In 2032 the ponies STILL won't get any TV money.
 
$110M renovation will be finished this summer. The stadium is fine and will not hold us back from competing
Will SMU redo the locker rooms in the stadium? SMU as far as I have seen is the only school that has lockers on the opposite side of the sidelines of the teams. It is not a good idea for teams to cross each other to get to the lockers.
 

HG73

Active Member
We'll see about FSU. Their board chairman was being so public about intending to do something, but maybe they were just bluffing. If they win the ACC every year, or alternate with Clemson, they should get an extra $10M+ than the others and at least close the revenue gap a bit.
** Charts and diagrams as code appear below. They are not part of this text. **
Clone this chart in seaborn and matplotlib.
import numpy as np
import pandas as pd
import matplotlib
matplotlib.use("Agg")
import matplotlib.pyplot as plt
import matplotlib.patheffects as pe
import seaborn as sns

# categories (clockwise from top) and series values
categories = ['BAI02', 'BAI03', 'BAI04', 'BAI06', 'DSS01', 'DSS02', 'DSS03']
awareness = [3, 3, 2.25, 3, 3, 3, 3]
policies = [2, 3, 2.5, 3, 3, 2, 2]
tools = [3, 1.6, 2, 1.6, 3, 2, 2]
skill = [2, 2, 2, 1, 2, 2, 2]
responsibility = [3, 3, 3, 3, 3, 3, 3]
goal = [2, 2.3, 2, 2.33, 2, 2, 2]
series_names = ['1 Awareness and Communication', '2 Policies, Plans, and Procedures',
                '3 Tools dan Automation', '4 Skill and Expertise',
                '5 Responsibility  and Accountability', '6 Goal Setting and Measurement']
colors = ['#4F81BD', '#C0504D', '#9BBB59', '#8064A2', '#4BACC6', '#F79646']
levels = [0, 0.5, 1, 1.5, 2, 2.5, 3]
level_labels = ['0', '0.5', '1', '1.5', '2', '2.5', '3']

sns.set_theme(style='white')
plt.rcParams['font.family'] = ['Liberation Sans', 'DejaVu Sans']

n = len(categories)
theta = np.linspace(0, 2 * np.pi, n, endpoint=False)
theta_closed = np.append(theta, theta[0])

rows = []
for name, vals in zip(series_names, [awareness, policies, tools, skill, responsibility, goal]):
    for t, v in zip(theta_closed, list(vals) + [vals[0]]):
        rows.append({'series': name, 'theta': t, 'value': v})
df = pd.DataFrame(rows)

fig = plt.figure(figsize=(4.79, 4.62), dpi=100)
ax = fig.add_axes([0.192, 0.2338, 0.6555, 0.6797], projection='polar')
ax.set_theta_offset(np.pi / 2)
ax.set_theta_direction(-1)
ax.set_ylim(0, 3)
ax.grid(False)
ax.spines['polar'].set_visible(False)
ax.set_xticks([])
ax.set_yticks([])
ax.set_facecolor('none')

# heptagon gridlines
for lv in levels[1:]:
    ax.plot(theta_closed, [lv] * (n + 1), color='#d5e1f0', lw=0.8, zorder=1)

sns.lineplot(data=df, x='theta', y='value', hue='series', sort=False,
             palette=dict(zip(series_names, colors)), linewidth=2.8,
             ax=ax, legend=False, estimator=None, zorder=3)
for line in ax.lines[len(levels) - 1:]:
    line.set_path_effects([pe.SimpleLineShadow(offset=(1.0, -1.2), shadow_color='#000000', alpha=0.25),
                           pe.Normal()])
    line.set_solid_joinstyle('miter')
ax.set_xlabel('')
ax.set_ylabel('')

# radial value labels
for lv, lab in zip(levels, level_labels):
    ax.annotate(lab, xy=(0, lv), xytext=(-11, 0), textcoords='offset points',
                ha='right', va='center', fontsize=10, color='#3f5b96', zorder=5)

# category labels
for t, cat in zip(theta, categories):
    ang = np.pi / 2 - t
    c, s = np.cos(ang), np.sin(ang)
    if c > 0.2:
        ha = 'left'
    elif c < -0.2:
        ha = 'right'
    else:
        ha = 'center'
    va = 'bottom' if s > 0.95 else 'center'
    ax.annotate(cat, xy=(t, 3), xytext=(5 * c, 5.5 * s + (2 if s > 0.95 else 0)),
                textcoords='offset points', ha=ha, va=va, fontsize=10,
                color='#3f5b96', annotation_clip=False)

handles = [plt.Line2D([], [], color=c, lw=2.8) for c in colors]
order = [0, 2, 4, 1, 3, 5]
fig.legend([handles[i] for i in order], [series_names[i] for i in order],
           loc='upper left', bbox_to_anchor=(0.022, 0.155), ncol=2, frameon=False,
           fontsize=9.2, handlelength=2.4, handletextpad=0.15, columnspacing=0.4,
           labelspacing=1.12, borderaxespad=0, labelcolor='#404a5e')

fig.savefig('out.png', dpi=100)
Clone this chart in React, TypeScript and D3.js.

I'm thinking the Big Ten invite would come at their next TV rights window, which is 2030. At that point the ACC grant of rights has six years left and they can just negotiate a buyout. I don't see a mass panic and defections to the Big 12 happening any time before then. And even at that, who can predict what college football even looks like by 2030? I have no idea. I feel like we're in a better group; I'd much rather be where we are than where SMU is, but SMU is better placed now than they were last month. They had nothing to lose, except a bunch of football games.
And a couple hundred million dollars.
 

ECM

Active Member
Will SMU redo the locker rooms in the stadium? SMU as far as I have seen is the only school that has lockers on the opposite side of the sidelines of the teams. It is not a good idea for teams to cross each other to get to the lockers.
Yes. SMU locker room will be moved to the new endzone complex on the other end of the stadium.
 

bmoney214

OUCH!!!
Was over by smu's stadium tonight and noticed that they closed in the south endzone. After a little googling, they apparently have turned it into the Garry Weber Endzone Complex. No more grassy hill area out there.